Lettera di una collega: si ritorna... felici
di Anna Gennari, AE OTS
Apro questo articolo con un immenso grazie… lo rivolgo al mio presidente Massimo, a Marco Toti, a Claudio Gasparini, a Lorenzo Girardi e a tutti i miei carissimi colleghi (Mirko, Bindo, Tommy, Massy, Ely, Ila, Peppe, Roby, Yuri, Paolino, Ale etc… ) che mi hanno sostenuto in questi due anni difficili… e non potrei fare altrimenti…
Il ringraziamento ha la priorità su tutto perché è rivolto a tutte quelle persone (non tutte, ma abbastanza… perché la vera l’amicizia e l’affetto non sono di tutti ma di pochi ) che mi sono state vicino nel mio ritorno in campo.
Mi sono preparata il discorso più e più volte nella testa… tante parole, belle parole, sensazioni eppure adesso mi trovo qui con tante cose da dire e non so da dove iniziare…
Il 5 dicembre sono tornata in campo dopo un anno e mezzo di lontananza dall’arbitraggio ed è stato come rinascere… Un grosso problema mi ha tenuto lontano dal campo per molto tempo ed è difficile spiegare cosa si prova… sentire e vedere le proprie gambe diminuire ogni giorno di grinta e forza, non sentire più la sicurezza dell’allenamento, provare dolore fisico e non trovare nessuno che ti dia una risposta medica al problema.
Quando la diagnosi (dopo più di un anno) mi ha confermato una sindrome compartimentale ad entrambe le gambe, ho deciso di operarmi subito.

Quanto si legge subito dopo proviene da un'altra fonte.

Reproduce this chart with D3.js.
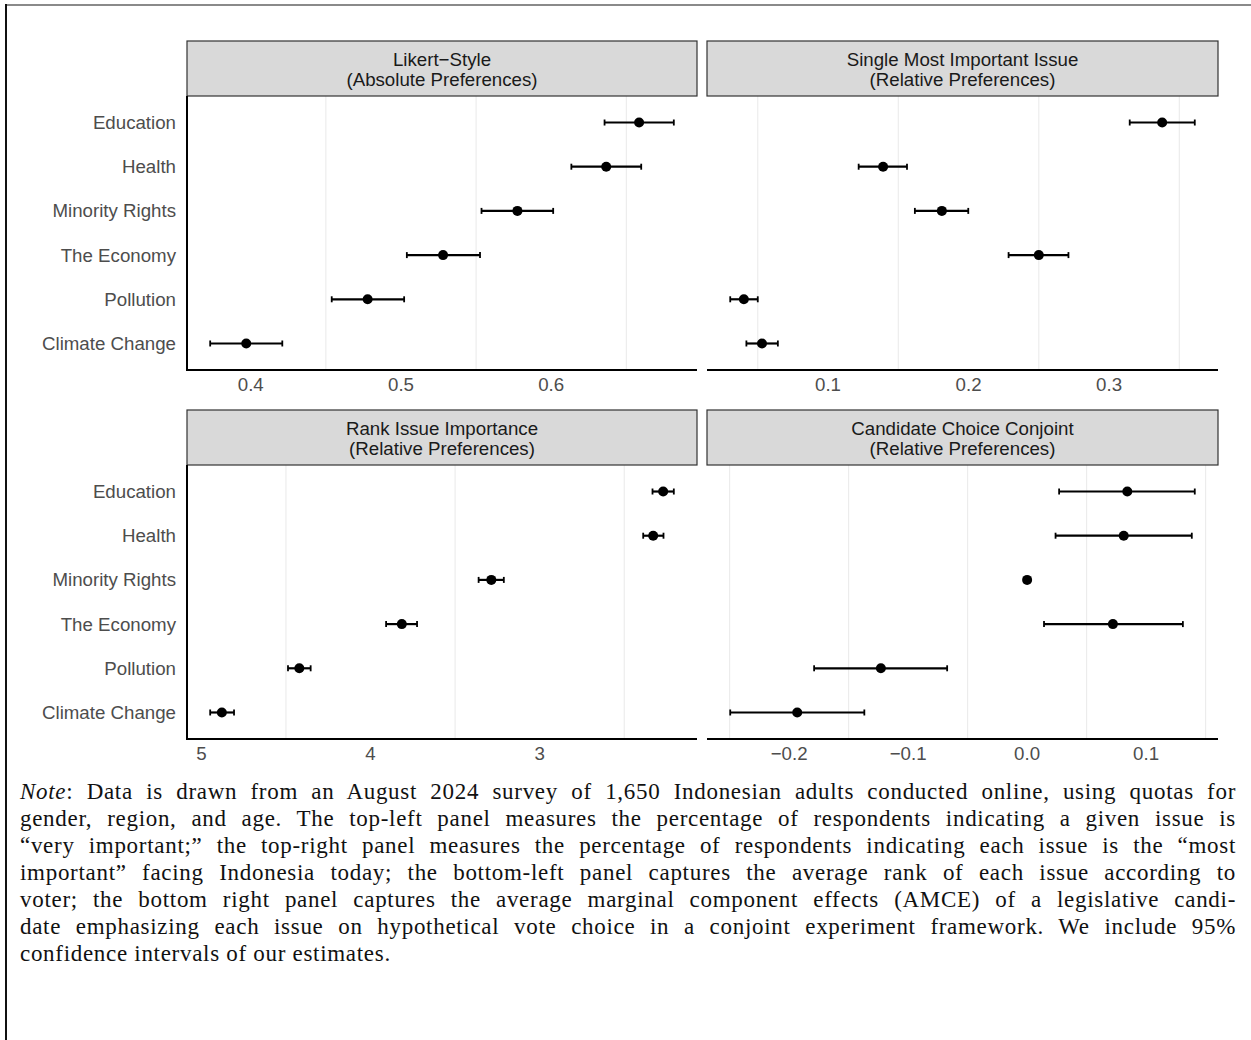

Ho vissuto i mesi prima dell’intervento in modo veramente strano… ero felicissima di operarmi (sono stata sorridente fino e dentro la sala operatoria).
Dopo l’intervento ho passato un periodo bruttissimo per via di una complicazione che sembrava avere la meglio sulla riuscita dell’intervento e ho passato momenti davvero difficili (che chi ha vissuto con me quel periodo ricorda bene il male e le mie codizioni fisiche) dove però ho potuto sentire l’affetto e la forza di tutti i colleghi e gli amici cari che non volevano vedermi abbattuta.
Quel sabato è stato emozionantissimo “rispolverare” il mio borsone, la mia divisa sempre ben piegata, il mio fischietto rosso e mentre mi preparavo per partire ripensavo a quell’anno e mezzo…
Un anno e mezzo di pianti, di delusioni, di rabbia che non potevo sfogare, di paura, di preoccupazione e frustrazione.
Qualcuno potrà dire che sono parole esagerate ma non lo sono... solo chi arbitra, chi adora profondamente l’arbitraggio e il calcio può capire la sofferenza che c’è quando lo si può solo guardare da lontano, su uno spalto, dove a ogni fallo si salta sul posto pronti a fischiare come se si fosse in campo al posto del collega.
Questa esperienza mi ha fatto molto pensare e lavorare su me stessa e sulla mia personalità, mi ha dimostrato quanto posso essere forte, mi ha fatto capire le mie debolezze, i mie limiti e le mie paure, ma soprattutto mi ha confermato quanto amo arbitrare.